■ Required task: Write out each line beneath this one exactly as it reads.

* begin *

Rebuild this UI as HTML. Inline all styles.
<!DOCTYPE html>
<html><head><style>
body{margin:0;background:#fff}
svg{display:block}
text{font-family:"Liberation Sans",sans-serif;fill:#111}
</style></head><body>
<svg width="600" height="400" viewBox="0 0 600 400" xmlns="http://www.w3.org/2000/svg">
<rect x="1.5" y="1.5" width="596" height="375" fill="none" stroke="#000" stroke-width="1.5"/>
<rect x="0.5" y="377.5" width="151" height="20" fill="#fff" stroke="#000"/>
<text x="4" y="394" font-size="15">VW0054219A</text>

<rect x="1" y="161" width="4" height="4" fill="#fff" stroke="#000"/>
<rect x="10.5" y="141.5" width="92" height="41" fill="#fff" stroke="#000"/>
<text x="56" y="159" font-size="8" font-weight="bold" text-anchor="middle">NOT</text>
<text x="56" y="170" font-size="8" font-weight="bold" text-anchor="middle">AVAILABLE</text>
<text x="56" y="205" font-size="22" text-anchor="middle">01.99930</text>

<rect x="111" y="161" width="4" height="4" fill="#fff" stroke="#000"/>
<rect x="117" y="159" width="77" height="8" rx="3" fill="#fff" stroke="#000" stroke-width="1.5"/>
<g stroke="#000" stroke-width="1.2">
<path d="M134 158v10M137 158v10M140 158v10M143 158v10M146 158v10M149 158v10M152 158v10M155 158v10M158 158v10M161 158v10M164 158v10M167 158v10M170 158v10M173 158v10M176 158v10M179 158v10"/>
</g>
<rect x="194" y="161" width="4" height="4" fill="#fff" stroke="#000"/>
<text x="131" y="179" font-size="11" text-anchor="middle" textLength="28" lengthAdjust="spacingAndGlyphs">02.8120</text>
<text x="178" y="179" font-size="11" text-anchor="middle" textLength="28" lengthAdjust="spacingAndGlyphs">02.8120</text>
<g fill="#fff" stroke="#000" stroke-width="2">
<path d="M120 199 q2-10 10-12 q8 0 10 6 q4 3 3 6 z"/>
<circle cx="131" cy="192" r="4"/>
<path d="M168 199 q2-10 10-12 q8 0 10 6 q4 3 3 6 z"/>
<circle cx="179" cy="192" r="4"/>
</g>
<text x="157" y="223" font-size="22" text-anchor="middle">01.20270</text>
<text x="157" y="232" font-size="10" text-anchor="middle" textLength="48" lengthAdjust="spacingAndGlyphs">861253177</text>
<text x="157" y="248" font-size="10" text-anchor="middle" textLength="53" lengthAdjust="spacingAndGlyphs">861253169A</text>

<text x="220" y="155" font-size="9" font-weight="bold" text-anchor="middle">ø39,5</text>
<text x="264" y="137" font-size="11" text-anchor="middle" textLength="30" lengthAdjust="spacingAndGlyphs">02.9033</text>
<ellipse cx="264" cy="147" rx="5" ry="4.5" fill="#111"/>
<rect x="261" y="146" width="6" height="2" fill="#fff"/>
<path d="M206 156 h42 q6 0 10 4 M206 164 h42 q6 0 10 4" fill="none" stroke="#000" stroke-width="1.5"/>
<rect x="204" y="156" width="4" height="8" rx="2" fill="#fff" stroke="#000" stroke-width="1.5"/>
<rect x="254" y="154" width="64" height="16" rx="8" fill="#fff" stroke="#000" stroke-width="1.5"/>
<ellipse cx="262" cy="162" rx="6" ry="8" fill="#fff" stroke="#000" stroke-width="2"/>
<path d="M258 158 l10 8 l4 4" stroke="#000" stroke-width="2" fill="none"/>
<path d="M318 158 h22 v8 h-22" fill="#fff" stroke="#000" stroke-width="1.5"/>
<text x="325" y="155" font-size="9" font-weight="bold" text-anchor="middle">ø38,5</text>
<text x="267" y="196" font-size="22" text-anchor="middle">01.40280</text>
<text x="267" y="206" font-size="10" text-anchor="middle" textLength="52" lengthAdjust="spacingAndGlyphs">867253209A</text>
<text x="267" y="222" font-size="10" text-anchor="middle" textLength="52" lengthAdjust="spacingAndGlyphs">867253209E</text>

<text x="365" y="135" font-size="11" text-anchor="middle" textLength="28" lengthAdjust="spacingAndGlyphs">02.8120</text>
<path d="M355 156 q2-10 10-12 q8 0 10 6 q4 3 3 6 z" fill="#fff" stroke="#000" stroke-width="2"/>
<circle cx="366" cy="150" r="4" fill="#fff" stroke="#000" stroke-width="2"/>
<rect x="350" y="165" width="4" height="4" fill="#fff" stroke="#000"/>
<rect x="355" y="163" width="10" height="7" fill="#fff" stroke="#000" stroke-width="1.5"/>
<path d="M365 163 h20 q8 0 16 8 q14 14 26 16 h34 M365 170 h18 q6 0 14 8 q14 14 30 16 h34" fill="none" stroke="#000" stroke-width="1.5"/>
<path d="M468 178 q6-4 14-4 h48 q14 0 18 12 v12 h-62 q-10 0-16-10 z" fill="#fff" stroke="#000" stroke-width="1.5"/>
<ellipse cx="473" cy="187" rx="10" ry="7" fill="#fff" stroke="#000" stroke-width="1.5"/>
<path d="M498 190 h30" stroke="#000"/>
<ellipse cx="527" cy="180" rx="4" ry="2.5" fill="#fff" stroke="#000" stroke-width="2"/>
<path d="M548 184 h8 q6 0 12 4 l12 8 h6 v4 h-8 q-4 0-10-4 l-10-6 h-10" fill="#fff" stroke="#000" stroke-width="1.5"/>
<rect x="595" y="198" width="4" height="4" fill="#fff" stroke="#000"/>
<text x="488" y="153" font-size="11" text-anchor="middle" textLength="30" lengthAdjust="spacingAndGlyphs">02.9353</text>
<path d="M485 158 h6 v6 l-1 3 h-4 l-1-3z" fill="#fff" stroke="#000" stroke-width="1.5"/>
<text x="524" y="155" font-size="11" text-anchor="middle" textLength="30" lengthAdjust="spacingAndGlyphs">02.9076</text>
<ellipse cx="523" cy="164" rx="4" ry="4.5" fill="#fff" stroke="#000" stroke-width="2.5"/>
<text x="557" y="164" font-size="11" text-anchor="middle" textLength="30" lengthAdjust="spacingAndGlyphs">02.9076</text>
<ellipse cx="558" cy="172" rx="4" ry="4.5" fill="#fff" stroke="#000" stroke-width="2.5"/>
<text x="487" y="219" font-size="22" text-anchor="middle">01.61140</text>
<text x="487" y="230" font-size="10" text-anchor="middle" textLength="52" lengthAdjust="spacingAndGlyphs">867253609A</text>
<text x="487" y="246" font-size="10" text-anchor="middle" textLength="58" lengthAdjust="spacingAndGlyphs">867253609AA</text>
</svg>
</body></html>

* end *

■ Completed task:
Rebuild this UI as HTML. Inline all styles.
<!DOCTYPE html>
<html><head><style>
body{margin:0;background:#fff}
svg{display:block}
text{font-family:"Liberation Sans",sans-serif;fill:#111}
</style></head><body>
<svg width="600" height="400" viewBox="0 0 600 400" xmlns="http://www.w3.org/2000/svg">
<rect x="1.5" y="1.5" width="596" height="375" fill="none" stroke="#000" stroke-width="1.5"/>
<rect x="0.5" y="377.5" width="151" height="20" fill="#fff" stroke="#000"/>
<text x="4" y="394" font-size="15">VW0054219A</text>

<rect x="1" y="161" width="4" height="4" fill="#fff" stroke="#000"/>
<rect x="10.5" y="141.5" width="92" height="41" fill="#fff" stroke="#000"/>
<text x="56" y="159" font-size="8" font-weight="bold" text-anchor="middle">NOT</text>
<text x="56" y="170" font-size="8" font-weight="bold" text-anchor="middle">AVAILABLE</text>
<text x="56" y="205" font-size="22" text-anchor="middle">01.99930</text>

<rect x="111" y="161" width="4" height="4" fill="#fff" stroke="#000"/>
<rect x="117" y="159" width="77" height="8" rx="3" fill="#fff" stroke="#000" stroke-width="1.5"/>
<g stroke="#000" stroke-width="1.2">
<path d="M134 158v10M137 158v10M140 158v10M143 158v10M146 158v10M149 158v10M152 158v10M155 158v10M158 158v10M161 158v10M164 158v10M167 158v10M170 158v10M173 158v10M176 158v10M179 158v10"/>
</g>
<rect x="194" y="161" width="4" height="4" fill="#fff" stroke="#000"/>
<text x="131" y="179" font-size="11" text-anchor="middle" textLength="28" lengthAdjust="spacingAndGlyphs">02.8120</text>
<text x="178" y="179" font-size="11" text-anchor="middle" textLength="28" lengthAdjust="spacingAndGlyphs">02.8120</text>
<g fill="#fff" stroke="#000" stroke-width="2">
<path d="M120 199 q2-10 10-12 q8 0 10 6 q4 3 3 6 z"/>
<circle cx="131" cy="192" r="4"/>
<path d="M168 199 q2-10 10-12 q8 0 10 6 q4 3 3 6 z"/>
<circle cx="179" cy="192" r="4"/>
</g>
<text x="157" y="223" font-size="22" text-anchor="middle">01.20270</text>
<text x="157" y="232" font-size="10" text-anchor="middle" textLength="48" lengthAdjust="spacingAndGlyphs">861253177</text>
<text x="157" y="248" font-size="10" text-anchor="middle" textLength="53" lengthAdjust="spacingAndGlyphs">861253169A</text>

<text x="220" y="155" font-size="9" font-weight="bold" text-anchor="middle">ø39,5</text>
<text x="264" y="137" font-size="11" text-anchor="middle" textLength="30" lengthAdjust="spacingAndGlyphs">02.9033</text>
<ellipse cx="264" cy="147" rx="5" ry="4.5" fill="#111"/>
<rect x="261" y="146" width="6" height="2" fill="#fff"/>
<path d="M206 156 h42 q6 0 10 4 M206 164 h42 q6 0 10 4" fill="none" stroke="#000" stroke-width="1.5"/>
<rect x="204" y="156" width="4" height="8" rx="2" fill="#fff" stroke="#000" stroke-width="1.5"/>
<rect x="254" y="154" width="64" height="16" rx="8" fill="#fff" stroke="#000" stroke-width="1.5"/>
<ellipse cx="262" cy="162" rx="6" ry="8" fill="#fff" stroke="#000" stroke-width="2"/>
<path d="M258 158 l10 8 l4 4" stroke="#000" stroke-width="2" fill="none"/>
<path d="M318 158 h22 v8 h-22" fill="#fff" stroke="#000" stroke-width="1.5"/>
<text x="325" y="155" font-size="9" font-weight="bold" text-anchor="middle">ø38,5</text>
<text x="267" y="196" font-size="22" text-anchor="middle">01.40280</text>
<text x="267" y="206" font-size="10" text-anchor="middle" textLength="52" lengthAdjust="spacingAndGlyphs">867253209A</text>
<text x="267" y="222" font-size="10" text-anchor="middle" textLength="52" lengthAdjust="spacingAndGlyphs">867253209E</text>

<text x="365" y="135" font-size="11" text-anchor="middle" textLength="28" lengthAdjust="spacingAndGlyphs">02.8120</text>
<path d="M355 156 q2-10 10-12 q8 0 10 6 q4 3 3 6 z" fill="#fff" stroke="#000" stroke-width="2"/>
<circle cx="366" cy="150" r="4" fill="#fff" stroke="#000" stroke-width="2"/>
<rect x="350" y="165" width="4" height="4" fill="#fff" stroke="#000"/>
<rect x="355" y="163" width="10" height="7" fill="#fff" stroke="#000" stroke-width="1.5"/>
<path d="M365 163 h20 q8 0 16 8 q14 14 26 16 h34 M365 170 h18 q6 0 14 8 q14 14 30 16 h34" fill="none" stroke="#000" stroke-width="1.5"/>
<path d="M468 178 q6-4 14-4 h48 q14 0 18 12 v12 h-62 q-10 0-16-10 z" fill="#fff" stroke="#000" stroke-width="1.5"/>
<ellipse cx="473" cy="187" rx="10" ry="7" fill="#fff" stroke="#000" stroke-width="1.5"/>
<path d="M498 190 h30" stroke="#000"/>
<ellipse cx="527" cy="180" rx="4" ry="2.5" fill="#fff" stroke="#000" stroke-width="2"/>
<path d="M548 184 h8 q6 0 12 4 l12 8 h6 v4 h-8 q-4 0-10-4 l-10-6 h-10" fill="#fff" stroke="#000" stroke-width="1.5"/>
<rect x="595" y="198" width="4" height="4" fill="#fff" stroke="#000"/>
<text x="488" y="153" font-size="11" text-anchor="middle" textLength="30" lengthAdjust="spacingAndGlyphs">02.9353</text>
<path d="M485 158 h6 v6 l-1 3 h-4 l-1-3z" fill="#fff" stroke="#000" stroke-width="1.5"/>
<text x="524" y="155" font-size="11" text-anchor="middle" textLength="30" lengthAdjust="spacingAndGlyphs">02.9076</text>
<ellipse cx="523" cy="164" rx="4" ry="4.5" fill="#fff" stroke="#000" stroke-width="2.5"/>
<text x="557" y="164" font-size="11" text-anchor="middle" textLength="30" lengthAdjust="spacingAndGlyphs">02.9076</text>
<ellipse cx="558" cy="172" rx="4" ry="4.5" fill="#fff" stroke="#000" stroke-width="2.5"/>
<text x="487" y="219" font-size="22" text-anchor="middle">01.61140</text>
<text x="487" y="230" font-size="10" text-anchor="middle" textLength="52" lengthAdjust="spacingAndGlyphs">867253609A</text>
<text x="487" y="246" font-size="10" text-anchor="middle" textLength="58" lengthAdjust="spacingAndGlyphs">867253609AA</text>
</svg>
</body></html>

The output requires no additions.